5 Astrometric reduction

The rectangular sky area covered by the EROS-1 chips is enclosed in a circle of radius $\sim$30 $\hbox{$^\prime$ }$ centred on the position $\alpha =$05$^{\rm h}$21$^{\rm m}$52.1$^{\rm s}$; $\delta=-69\hbox{$^\circ$ }34\hbox{$^\prime$ }16\hbox{$^{\prime\prime}$ }$(2000.0). In this region, the density of PMM astrometric standards is highly irregular, e.g. four $\sim$20 $\hbox{$^\prime$ }\ \times$ 15 $\hbox{$^\prime$ }$ areas are completely empty. This is mainly due to the crowding of the survey plates used at USNO. We therefore chose to use a U plate taken at the ESO 1 m Schmidt telescope to define the secondary astrometric standards. This plate was scanned with the MAMA microdensitometer, and reduced to the International Celestial Reference System (ICRS) with the ACT catalogue. Thanks to the modest sensitivity of the U emulsion/filter combination, the effects of crowding are reduced. A remarkably regular distribution of stars is detected with the SExtractor software (Bertin $\&$ Arnouts 1996), with on average 2700 stars per chip.

The secondary standards ($\sim 1500$/chip) are identified to EROS stars using a first linear transformation based on some 15 visually cross-identified stars per chip.
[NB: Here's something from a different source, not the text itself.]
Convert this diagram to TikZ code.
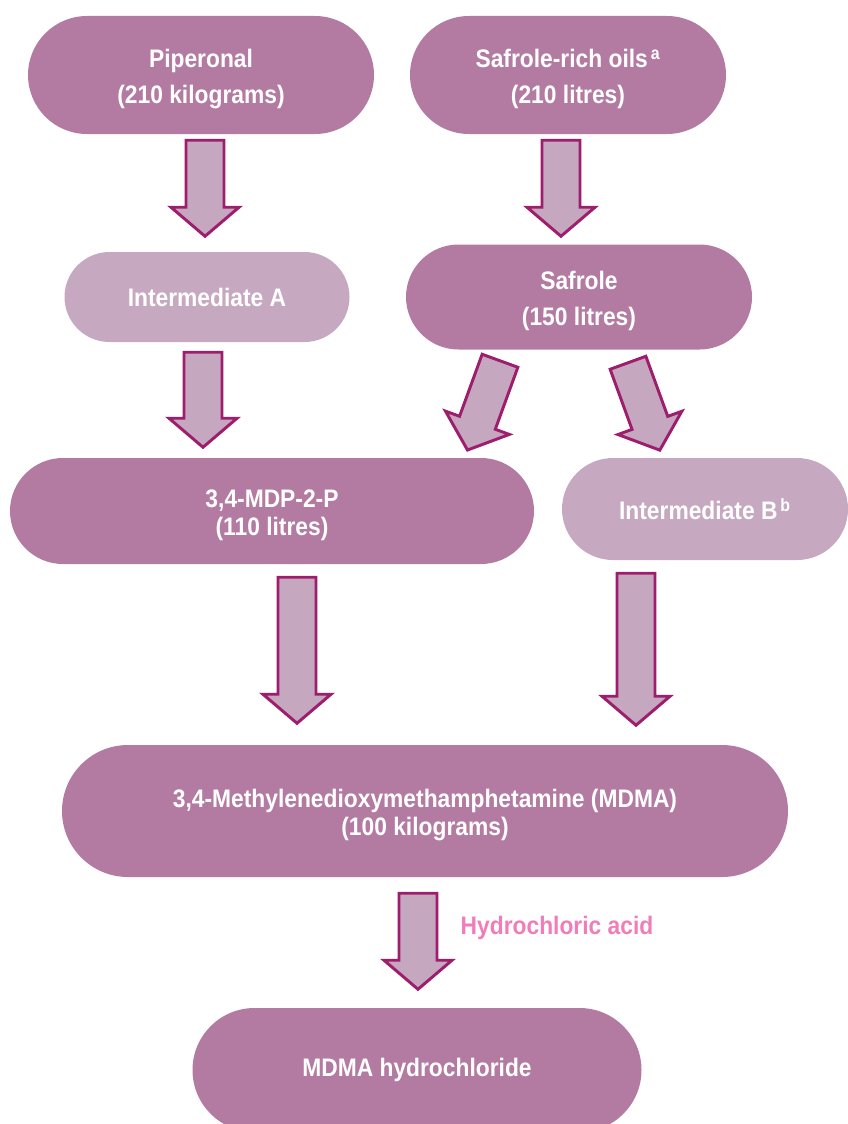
\documentclass[tikz,border=0pt]{standalone}
\usepackage{fontspec}
\newfontfamily\labelfont{Liberation Sans}[FakeStretch=0.9]
\usetikzlibrary{calc,shapes.misc}
\definecolor{pilldark}{HTML}{B47BA2}
\definecolor{pilllight}{HTML}{C6A9C1}
\definecolor{arrowfill}{HTML}{C5A8C0}
\definecolor{arrowline}{HTML}{9E1D6C}
\definecolor{acidpink}{HTML}{F07DB9}
\def\px{0.75pt}
\def\up{\rule{0pt}{20pt}}
\def\blockarrow(#1)(#2:#3){\draw[arrowbody,shift={(#1)},rotate=#2] (-19,0) -- (-19,#3-29) -- (-34,#3-29) -- (0,#3) -- (34,#3-29) -- (19,#3-29) -- (19,0) -- cycle;}

\begin{document}
\begin{tikzpicture}[x=0.75pt,y=-0.75pt,
		pill/.style={rounded rectangle, inner sep=0pt, align=center, text=white,
			font=\labelfont\bfseries\fontsize{19}{21}\selectfont},
		darkpill/.style={pill, fill=pilldark},
		lightpill/.style={pill, fill=pilllight},
		arrowbody/.style={fill=arrowfill, draw=arrowline, line width=2.2pt, line join=miter}]
				\clip (0,0) rectangle (848,1124);
				
				\node[darkpill, minimum width=346*\px, minimum height=118*\px] (pip) at (201,75) {\up Piperonal\\[6pt](210 kilograms)};
				\node[darkpill, minimum width=316*\px, minimum height=118*\px] (oils) at (568,75) {\up Safrole-rich oils\textsuperscript{\,a}\\[6pt](210 litres)};
				
				\node[lightpill, minimum width=285*\px, minimum height=90*\px] (intA) at (207,297) {Intermediate A};
				\node[darkpill, minimum width=346*\px, minimum height=105*\px] (safrole) at (579,297) {\up Safrole\\[6pt](150 litres)};
				
				\node[darkpill, minimum width=524*\px, minimum height=106*\px] (mdp) at (272,511) {\up 3,4-MDP-2-P\\(110 litres)};
				\node[lightpill, minimum width=286*\px, minimum height=102*\px] (intB) at (705,509) {Intermediate B\textsuperscript{\,b}};
				
				\node[darkpill, minimum width=726*\px, minimum height=132*\px] (mdma) at (425,811) {\up 3,4-Methylenedioxymethamphetamine (MDMA)\\(100 kilograms)};
				\node[darkpill, minimum width=449*\px, minimum height=124*\px] (hcl) at (417,1070) {MDMA hydrochloride};
				
				\node[text=acidpink, font=\labelfont\bfseries\fontsize{19}{21}\selectfont] (acid) at (557,928) {Hydrochloric acid};
				
				\coordinate (a1) at ($(pip.south)+(4,6)$);
				\coordinate (a2) at ($(oils.south)+(-7,6)$);
				\coordinate (a3) at ($(intA.south)+(-4,10)$);
				\coordinate (a4) at ($(safrole.south)+(-79,11)$);
				\coordinate (a5) at ($(safrole.south)+(49,13)$);
				\coordinate (a6) at ($(mdp.south)+(25,13)$);
				\coordinate (a7) at ($(intB.south)+(-69,13)$);
				\coordinate (a8) at ($(mdma.south)+(-7,16)$);
				
				\blockarrow(a1)(0:96);
				\blockarrow(a2)(0:96);
				\blockarrow(a3)(0:95);
				\blockarrow(a4)(-20:95);
				\blockarrow(a5)(20:93);
				\blockarrow(a6)(0:146);
				\blockarrow(a7)(0:152);
				\blockarrow(a8)(0:96);
			\end{tikzpicture}
\end{document}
The astrometric reduction software (Robichon et al. 1995) is then run using this set of references. After iteration, the final 2$^{\rm nd}$ order reduction keeps 1000 stars per chip with final rms deviation of the order of 0.2 $\hbox{$^{\prime\prime}$ }$.

According to the galactic model from Besançon, more than 95$\%$ of the secondary references belong to LMC. Furthermore, we check that the global proper motion of the LMC (Kroupa $\&$ Bastian 1997), together with upper limits on its internal velocity dispersion cannot affect the positions of our standards by more than 30 mas, over the 848-days separating the ESO plate from the EROS reference.